Изменить размер шрифта - +

   — Спасибо, друг, — молвил Пётр. — Ты дал мне в руки великое мастерство, а я... я... — Голос царя пресёкся, он повернулся и поспешно вышел, видимо устыдясь собственной слабости.

На крыльце, отдышавшись от горечи, перехватившей горло, он увидел кузнеца Киста, выходившего из дома.

   — Кист, ты ещё не уехал?

   — Нет, государь. С расчётом затяжка.

   — Я распоряжусь. Ныне ж рассчитают, всё до копейки выплатят, и подорожные велю сполна выдать. Почему раньше не сказал?

   — Спасибо, Пётр Алексеевич. Мало у тебя забот.

   — Скажи, Геррит, у Клауса кто там в Голландии остался?

   — Только жена в Саардаме, вдова теперь.

   — Передай ей искреннее моё соболезнование и получи для неё пятьсот гульденов. Отвезёшь. Я распоряжусь. Когда отъезжать собираешься?

   — Не знаю. Вот как получу деньги, так и отъеду.

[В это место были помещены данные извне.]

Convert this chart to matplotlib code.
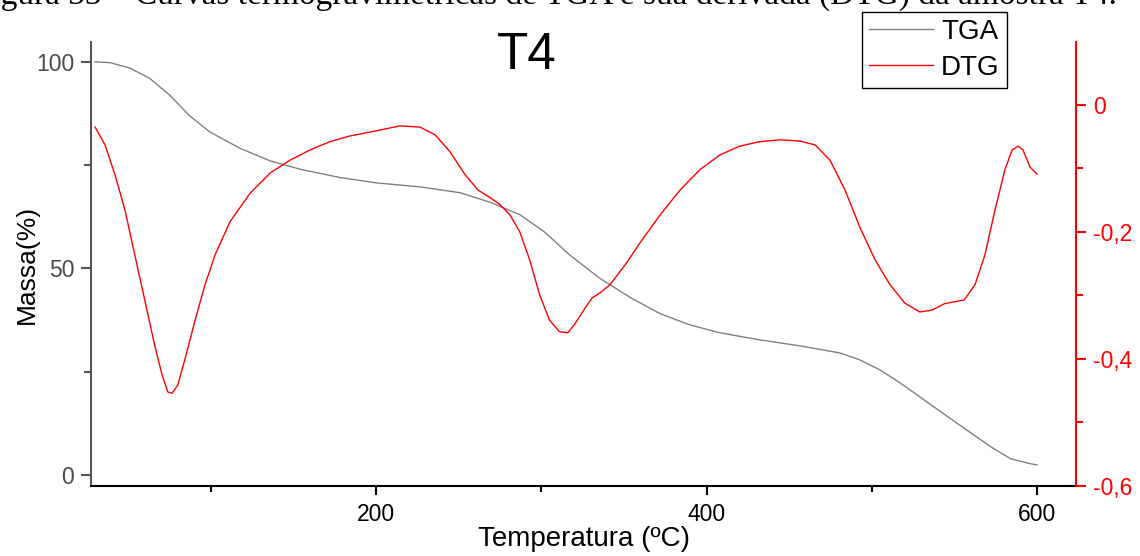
import matplotlib
matplotlib.use('Agg')
import matplotlib.pyplot as plt
from matplotlib.ticker import MultipleLocator, FuncFormatter

# TGA (mass %) vs temperature
tga_temp = [30, 39, 51, 63, 75, 87, 99.5, 118, 136, 154, 178, 200, 227, 251, 269,
            287, 302, 317, 335, 354, 372, 390, 408, 432, 457, 481, 493, 505, 517,
            535, 553, 572, 584, 596, 600]
tga_mass = [100, 99.8, 98.5, 96, 92, 87, 83, 79, 76, 74, 72, 70.7, 69.7, 68.3, 66,
            63, 58.8, 53.3, 47.7, 42.9, 39, 36.3, 34.4, 32.7, 31.2, 29.5, 27.8, 25.4,
            22.3, 17.2, 12.1, 6.8, 3.9, 2.7, 2.4]

# DTG vs temperature
dtg_temp = [30, 36, 42, 48, 54, 60, 66, 70.5, 74, 76.6, 80, 84.4, 90.5, 96.5, 102.6,
            111.6, 123.8, 136, 148, 160, 172, 184, 200, 214.5, 226.6, 235.7, 244.8,
            253.9, 261.7, 269, 275, 281, 287, 293, 299, 305, 311, 316, 320, 326.5,
            330.7, 335.5, 341.6, 350.7, 359.8, 372, 384, 396, 408, 420, 432, 444.5,
            456.6, 465.7, 474.7, 483.8, 493, 502, 511, 520, 529, 536.5, 544, 550, 556,
            562.5, 568.5, 574.6, 580.6, 584.9, 588.5, 591.5, 595.8, 600]
dtg_val = [-0.035, -0.063, -0.11, -0.165, -0.236, -0.307, -0.378, -0.425, -0.452, -0.454,
           -0.441, -0.40, -0.339, -0.283, -0.236, -0.184, -0.139, -0.107, -0.087, -0.071,
           -0.058, -0.049, -0.041, -0.033, -0.035, -0.047, -0.074, -0.11, -0.134, -0.146,
           -0.157, -0.173, -0.2, -0.244, -0.299, -0.339, -0.357, -0.359, -0.346, -0.32,
           -0.304, -0.296, -0.283, -0.252, -0.217, -0.173, -0.134, -0.102, -0.079, -0.065,
           -0.058, -0.055, -0.057, -0.063, -0.087, -0.134, -0.194, -0.244, -0.283, -0.312,
           -0.326, -0.323, -0.313, -0.310, -0.307, -0.283, -0.236, -0.165, -0.102, -0.071,
           -0.065, -0.071, -0.098, -0.109]

plt.rcParams['font.family'] = ['Liberation Sans', 'DejaVu Sans']

W, H = 1140, 556
fig = plt.figure(figsize=(W / 100, H / 100), dpi=100)
ax = fig.add_axes([91 / W, 70 / H, (1076 - 91) / W, (486 - 42) / H])
ax2 = ax.twinx()

l1, = ax.plot(tga_temp, tga_mass, color='#808080', lw=1.0, label='TGA')
l2, = ax2.plot(dtg_temp, dtg_val, color='red', lw=1.0, label='DTG')

ax.set_xlim(27.5, 623.6)
ax.set_ylim(-2.7, 104.8)
ax2.set_ylim(-0.6, 0.099)

ax.xaxis.set_major_locator(MultipleLocator(200))
ax.xaxis.set_minor_locator(MultipleLocator(100))
ax.yaxis.set_major_locator(MultipleLocator(50))
ax.yaxis.set_minor_locator(MultipleLocator(25))
ax2.yaxis.set_major_locator(MultipleLocator(0.2))
ax2.yaxis.set_minor_locator(MultipleLocator(0.1))
ax2.yaxis.set_major_formatter(FuncFormatter(
    lambda v, p: '0' if abs(v) < 1e-9 else ('%.1f' % v).replace('.', ',')))

for a in (ax, ax2):
    a.spines['top'].set_visible(False)
ax.spines['right'].set_visible(False)
ax2.spines['left'].set_visible(False)
ax2.spines['bottom'].set_visible(False)

ax.spines['left'].set_color('#555555')
ax.spines['left'].set_linewidth(1.5)
ax.spines['bottom'].set_linewidth(1.5)
ax2.spines['right'].set_color('red')
ax2.spines['right'].set_linewidth(1.5)

ax.tick_params(axis='x', which='major', length=6.5, width=1.5, labelsize=16.5, pad=6)
ax.tick_params(axis='x', which='minor', length=4, width=1.5)
ax.tick_params(axis='y', which='major', length=7, width=1.5, labelsize=16.5,
               colors='#555555', labelcolor='#4a4a4a', pad=5)
ax.tick_params(axis='y', which='minor', length=5, width=1.5, colors='#555555')
ax2.tick_params(axis='y', which='major', length=7, width=1.5, labelsize=16.5,
                colors='red', pad=5)
ax2.tick_params(axis='y', which='minor', length=5, width=1.5, colors='red')

ax.set_xlabel('Temperatura (ºC)', fontsize=20, labelpad=0)
ax.set_ylabel('Massa(%)', fontsize=19, labelpad=-2)

fig.text(527 / W, 1 - 69 / H, 'T4', ha='center', va='baseline', fontsize=37)

fig.legend(handles=[l1, l2], loc='upper left', bbox_to_anchor=(862 / W, 1 - 12 / H),
           fontsize=20, frameon=True, fancybox=False, edgecolor='black',
           framealpha=1, handlelength=2.3, borderpad=0.25, labelspacing=0.35,
           handletextpad=0.3, borderaxespad=0)

# caption of the source page, cut off at the top edge as in the original
fig.text(-27 / W, 1 - 4 / H,
         'Figura 33 – Curvas termogravimétricas de TGA e sua derivada (DTG) da amostra T4.',
         family='Liberation Serif', fontsize=24, va='baseline', ha='left')

fig.savefig('out.png', dpi=100)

   — Получишь сегодня, я сказал. А пристанешь к оказии купца Любса, с ним будет безопаснее, на дорогах разбои.

   — Но согласится ли он?

   — Я сам его попрошу.

Нет, не ушёл царь от гроба корабельного мастера Клауса Муша. Проводил до самой могилы, и там помогал спускать гроб на верёвках, и первый кинул горсть земли в гулкую крышку, молвив негромко:

   — Прости, друг мой дорогой. Прости.

И все видели, как блестели слёзы на лице царя, и он не скрывал их, словно и не горе выжимало слёзы, а резкий февральский ветер, сёкший колючей снежной крупой пополам с мокрядью.

 

3

Приговор

 

 

Боярская дума собралась в Грановитой палате. Сидели бородачи по лавкам в своих горлатных шапках, слушали царя, читавшего опросные листы, принесённые из Преображенского приказа. Тихо было в палате, некие не то что шептаться, а и дышать громко боялись, дабы ни единого слова не пропустить царского.

Пётр разложил листы по нарастающей, вначале читал показания Пушкина и Соковнина, начинающиеся вроде бы не с такого великого греха — с недовольства отсылкой детей за границу. Эва, удивил. Да тут, в думе-то, наверно, поболе половины тем же недовольны, только что помалкивают. Не на дыбе, чай, на лавках сидят.

В январе ещё повелел царь отправить для учёбы за границу — в Италию, Голландию и Англию — 122 человека. Строго указав: «С Москвы ехать сим зимним временем, чтоб к последним числам февраля никто здесь не остался». Под страхом потери земли и имущества велено ехать на собственный кошт, и никто не может возвращаться без свидетельства об образовании. И из этих посылаемых 60 стольников, в числе их 23 княжеские фамилии. Причём каждому стольнику велено взять с собой солдата, везти на свои средства и тоже обучить тем же морским наукам. Когда ж сие было-то? Во многих семьях ревмя ревут, провожая отроков. Что отроков? Толстому вон за пятьдесят, а тоже гонят на учёбу, как мальчишку. Ужас. Как тут не посочувствовать Соковнину и Пушкину?

Но когда при чтении листов дошло дело до покушения на жизнь государеву, тут, конечно, запереглядывались бояре, закачали головами укоризненно. Как так? На помазанника руку подымать? Да об этом и помыслить грех величайший.

Конечно, нонешний царь — не подарок, чего уж там. Вот и сейчас взять. Вместо того чтобы на троне сидеть, он как простой подьячий стоит за столом и читает листы. Его ли это дело?

Но царь же! Надо терпеть, такого Бог послал. Но чтоб покушаться? Боже упаси и в мыслях держать.

А когда дошёл Пётр до показаний Цыклера, тут у многих от ужаса под горлатными шапками волосы зашевелились, а кое у кого в портках и мокро образовалось.